With threads I know that terminate() is called when the thread-variable leaves scope:

size_t fibrec(size_t n) {
  return n<2 ? 1 : fibrec(n-2)+fibrec(n-1);
}

int main() {
    std::thread th{ fibrec, 35 };
    // no join here
} // ~th will call terminate().

ths destructor will call terminate() when it leaves scope.

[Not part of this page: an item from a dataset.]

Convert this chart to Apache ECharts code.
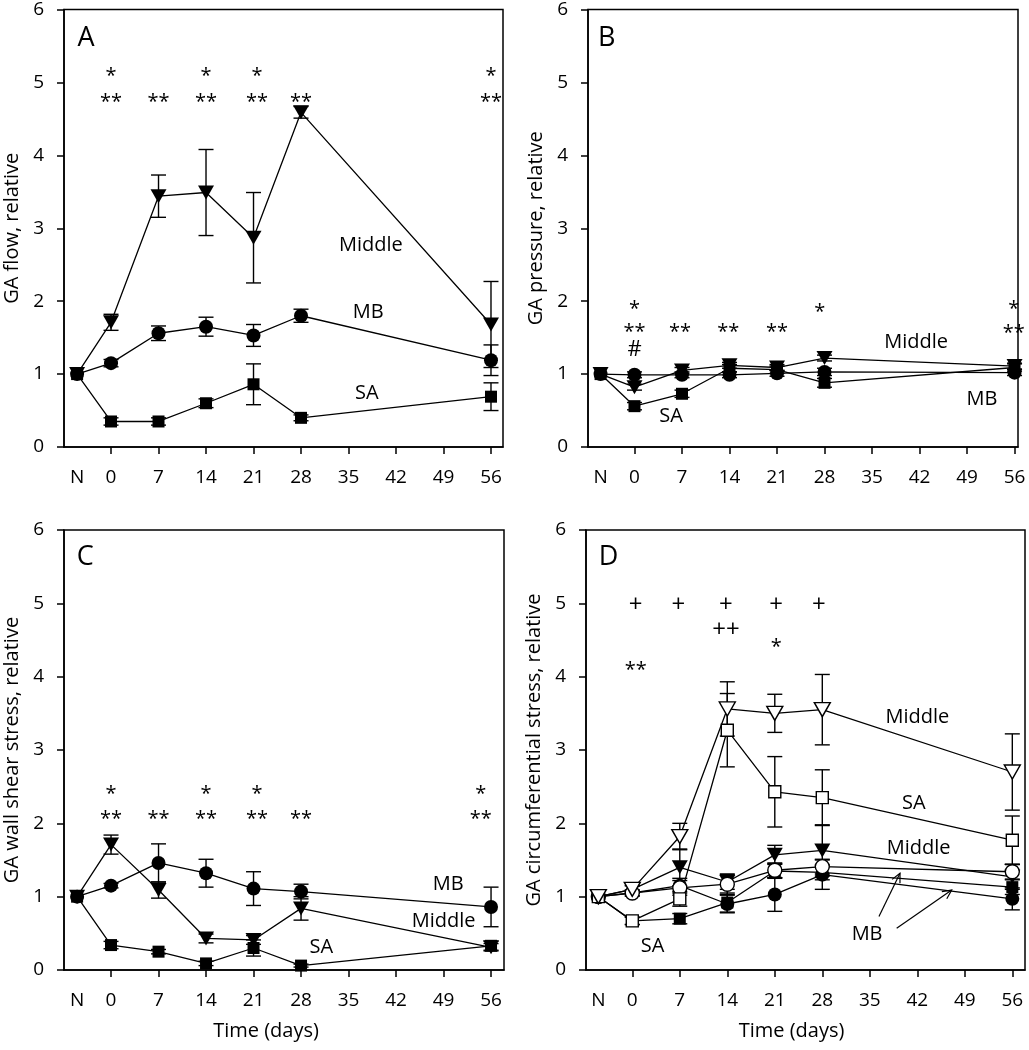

But what about futures? Where is the thread they run going? Is it detached? How is it ended?

#include <iostream>
#include <future> // async
using namespace std;

size_t fibrec(size_t n) {
    return n<2 ? 1 : fibrec(n-2)+fibrec(n-1);
}

struct Fibrec {
    size_t operator()(size_t n) { return fibrec(n); }
    const size_t name_;
    Fibrec(size_t name) : name_(name) {}
    ~Fibrec() { cerr << "~"<<name_<< endl; }
};

void execit() {
    auto f1 = async( Fibrec{33}, 33 );
    auto f2 = async( Fibrec{34}, 34 );
    // no fx.get() here !!!
}; // ~f1, ~f2, but no terminate()! Where do the threads go?

int main() {
    auto f0 = async( Fibrec{35}, 35 );
    execit();
    cerr << "fib(35)= " << f0.get() << endl;
}

When execit() is left the futures f1 and f2 are destroyed. But their threads should still be running? The destructor of Fibrec is called, of course. But where are the threads going? The program does not crash, so I guess, the become joined? Or maybe detached? Or are they stopped or canceled? I believe that is not trivially done in C++11?